Posted: Wed Feb 26, 2003 8:40 pm
by Rob the R
You could do a few of things.
One would be to set the
error_reporting level either globally in your script or just before the command that might error-out (after which you can restore the error_reporting level to normal).
Another would be to define your own custom error handler with
set_error_handler that would trap this specific error and handle it accordingly.
A third option would be to add the "@" symbol to the beginning of the command whose error you want to suppress. This
error control operator will keep practically all errors that command may generate from being created. This should be used with caution, though, since it may mask errors you actually do want to see.
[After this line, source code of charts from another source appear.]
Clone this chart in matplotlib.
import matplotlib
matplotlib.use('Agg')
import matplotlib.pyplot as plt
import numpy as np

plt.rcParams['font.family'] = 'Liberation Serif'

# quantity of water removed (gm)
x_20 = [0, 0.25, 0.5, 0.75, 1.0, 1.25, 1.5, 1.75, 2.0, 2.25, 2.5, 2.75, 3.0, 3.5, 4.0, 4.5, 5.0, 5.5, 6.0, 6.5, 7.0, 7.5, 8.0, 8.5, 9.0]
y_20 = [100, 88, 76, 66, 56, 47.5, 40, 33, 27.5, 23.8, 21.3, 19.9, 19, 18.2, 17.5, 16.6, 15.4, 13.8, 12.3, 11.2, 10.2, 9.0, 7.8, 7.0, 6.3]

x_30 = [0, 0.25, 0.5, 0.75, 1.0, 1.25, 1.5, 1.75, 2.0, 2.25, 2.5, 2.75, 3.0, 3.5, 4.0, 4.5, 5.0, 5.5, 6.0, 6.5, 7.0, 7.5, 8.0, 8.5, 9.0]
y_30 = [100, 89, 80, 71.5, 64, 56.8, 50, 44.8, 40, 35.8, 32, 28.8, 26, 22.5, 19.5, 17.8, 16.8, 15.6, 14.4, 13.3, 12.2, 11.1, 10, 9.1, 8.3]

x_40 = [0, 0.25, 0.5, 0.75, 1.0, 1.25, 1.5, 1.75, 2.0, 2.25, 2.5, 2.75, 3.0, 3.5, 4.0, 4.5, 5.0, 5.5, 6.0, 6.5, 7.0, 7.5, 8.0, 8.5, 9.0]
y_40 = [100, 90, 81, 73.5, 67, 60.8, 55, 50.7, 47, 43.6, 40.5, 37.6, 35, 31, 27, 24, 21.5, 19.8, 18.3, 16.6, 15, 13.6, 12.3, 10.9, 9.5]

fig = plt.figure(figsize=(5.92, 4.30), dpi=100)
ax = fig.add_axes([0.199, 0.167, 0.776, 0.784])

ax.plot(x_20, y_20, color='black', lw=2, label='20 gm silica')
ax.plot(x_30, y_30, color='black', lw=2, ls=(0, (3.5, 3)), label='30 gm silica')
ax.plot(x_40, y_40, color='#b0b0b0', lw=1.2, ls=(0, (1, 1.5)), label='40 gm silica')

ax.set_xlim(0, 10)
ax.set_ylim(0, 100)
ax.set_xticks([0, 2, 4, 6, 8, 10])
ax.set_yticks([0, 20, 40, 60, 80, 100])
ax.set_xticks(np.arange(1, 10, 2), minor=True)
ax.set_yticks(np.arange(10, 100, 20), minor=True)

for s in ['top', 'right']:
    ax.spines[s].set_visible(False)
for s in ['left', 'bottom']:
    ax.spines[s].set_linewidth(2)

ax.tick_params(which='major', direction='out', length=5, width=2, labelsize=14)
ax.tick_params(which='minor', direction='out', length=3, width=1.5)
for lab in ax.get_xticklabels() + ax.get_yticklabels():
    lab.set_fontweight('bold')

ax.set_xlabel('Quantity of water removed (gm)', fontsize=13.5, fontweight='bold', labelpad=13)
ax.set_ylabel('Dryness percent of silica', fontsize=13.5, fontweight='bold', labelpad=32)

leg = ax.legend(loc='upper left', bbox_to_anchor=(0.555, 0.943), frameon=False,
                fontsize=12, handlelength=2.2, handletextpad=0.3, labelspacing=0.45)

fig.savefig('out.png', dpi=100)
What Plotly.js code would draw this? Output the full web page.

Posted: Thu Feb 27, 2003 3:37 am
by twigletmac
A fourth option would be to test how many results were returned to decide whether the id already exists (by using
mysql_num_rows() instead of using mysql_result():
Code: Select all
if (mysql_num_rows($result) != 0)) {
echo "You cannot enter this information again.";
}
instead of
Code: Select all
if (mysql_result($result,0,"appdet_id")) {
echo "You cannot enter this information again.";
}
Mac
Posted: Thu Feb 27, 2003 8:01 am
by Rob the R
Shoot. I like twigletmac's answer better. I don't like messing with the error levels unless I have to.
Posted: Thu Feb 27, 2003 5:50 pm
by moniarde
The problem I have with that is that the id has to be carried over 6-7 individual forms AND added in to individual tables so as to link all the information together. Each time I run that piece of code, I am applying it to another table, whereby the number of items in the table may be larger than the value of $id. To simplify, I have to check for the exact value of $id each time.
So far I have tried one of Rob the R's suggestions. Just before the "if" statement i used error_reporting to do this:
Code: Select all
<?php
error_reporting(E_ALL ^ E_WARNING);
if (mysql_result($result,0,"appdet_id")) {
echo "You cannot enter this information again.";
$re_entry = "1";
}
error_reporting(E_ALL);
?>
I figure that considering I know that the syntax works, and that the output isn't going to generate any warnings, and I know what the one warning that will be generated is, then this will be ok until I find a better solution.
So if anyone has something please let me know.
Posted: Fri Feb 28, 2003 2:13 am
by twigletmac
A better solution is to count the rows returned and see how many there are - if they are none you know that ID does not exist if there is 1 or more it does.
It honestly is a much better way than messing with the error reporting. Use
mysql_num_rows() not
mysql_result() to see how many rows were returned.
Mac
Posted: Fri Feb 28, 2003 2:23 am
by moniarde
I get it now. Sorry. Thanx for your hep.